Sopra le torri in muratura alte circa 8 metri poggiavano cupole di acciaio completamente girevoli, armate con cannoni da 149 e dotate di una corazza leggera il cui spessore variava dai 5 cm della parte anteriore, ai 2,5 cm del tetto, fino agli 1,5 cm delle parti laterali e posteriore: in alcuni punti avrebbe potuto essere perforata persino da un colpo di mitraglia e serviva dunque soltanto a proteggere i serventi dalle schegge di granata.
Quello che più colpisce della struttura è la totale inadeguatezza a incassare colpi, come se la possibilità di essere centrati dal tiro nemico fosse un’eventualità più inconcepibile che remota. Tutto si basava sulla certezza assoluta che nessuna arma a tiro curvo potesse tirare con efficacia contro un obiettivo posto a così grande altezza: da qui il mito di inespugnabilità dello Chaberton, “il forte più elevato d’Europa e il più elevato luogo abitato tutto l’anno”. Questa convinzione, che poteva rivelarsi valida nei primi anni del Novecento quando fu costruito, sfumò rapidamente nel volgere di un decennio e già al termine della Grande Guerra la Batteria dello Chaberton venne definita “una bella donna sfiorita troppo in fretta”. Negli anni Trenta si pensò di trasferire il forte in caverna ma il progetto venne poi accantonato per gli eccessivi costi di realizzazione. E così si arrivò al 10 giugno 1940 quando, malgrado fosse ormai palesemente inadeguato a sostenere un combattimento contro le moderne artiglierie, venne ugualmente chiamato al battesimo del fuoco.

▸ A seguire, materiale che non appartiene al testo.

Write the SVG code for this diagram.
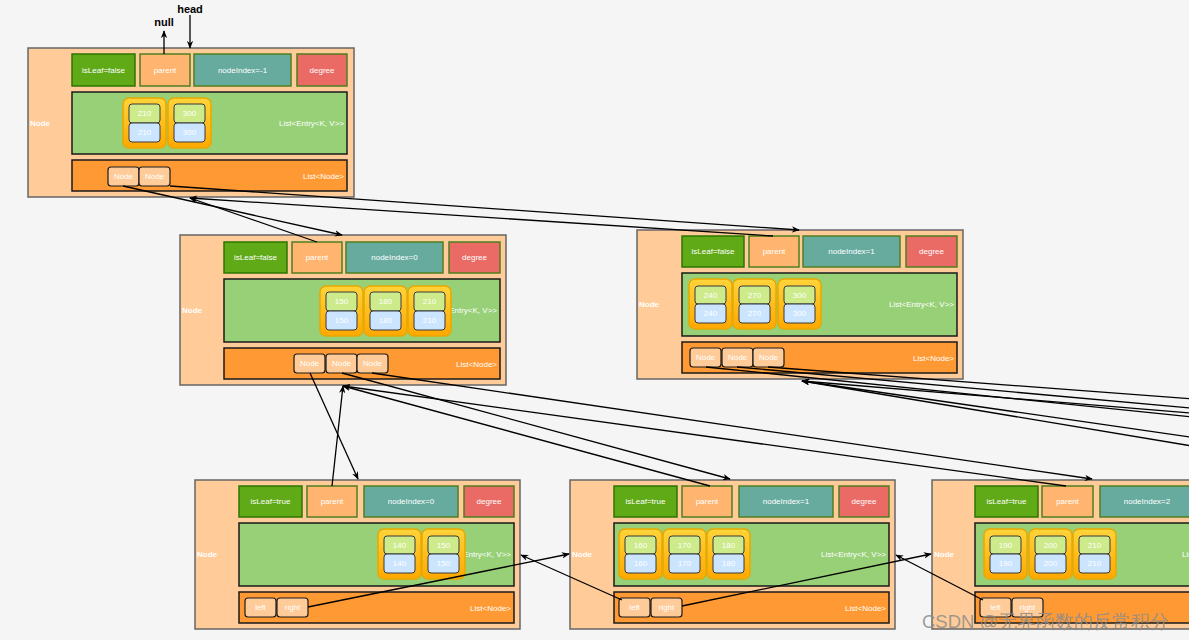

La stazione di arrivo della teleferica “Grande Potenza” fu la prima opera del forte a essere centrata; questa arditissima teleferica, che partiva dalla riva della Dora presso Cesana, copriva un dislivello di ben 1785 metri e funzionava a moto continuo, con carrelli che in stazione si agganciavano e si sganciavano dalla fune traente.
E ora, dopo tanta storia, uno sguardo anche al magnifico panorama verso le grandi montagne del Delfinato e della Savoia: una lunga processione di cime imponenti delle quali purtroppo, in tutta onestà, ignoro il nome e la collocazione.
Il ritorno lo effettuo ovviamente per lo stesso itinerario di salita. Mentre all’andata il percorso fino al colle era tutto in ombra, adesso il sole illumina e colora questa bella vallata che fino al 1947 era completamente italiana: una delle tante valli delle Alpi Occidentali perdute e passate alla Francia che ci fece pagare assai cara la famigerata “pugnalata alle spalle”. Una pugnalata, mi verrebbe da aggiungere, inferta “coi guanti gialli” e col “pugnale di gomma”: lo Chaberton, tanto per dire, non sparò un solo colpo contro la cittadina di Briancon. I Francesi poi non persero tempo a modificare la toponomastica delle loro “conquiste” e così il Vallone delle Basse diventò immediatamente il Vallon des Baisses.
Con questi pensieri in testa e con un po’ di sano patriottismo in corpo, percorro l’ultimo tratto di discesa, bellissimo, tra larici, abeti e prati verdissimi. Arrivo alla macchina poco prima di mezzogiorno (ore 11.55). Mi giro all’indietro e alzo lo sguardo verso il cielo: è veramente la “fortezza delle nuvole”!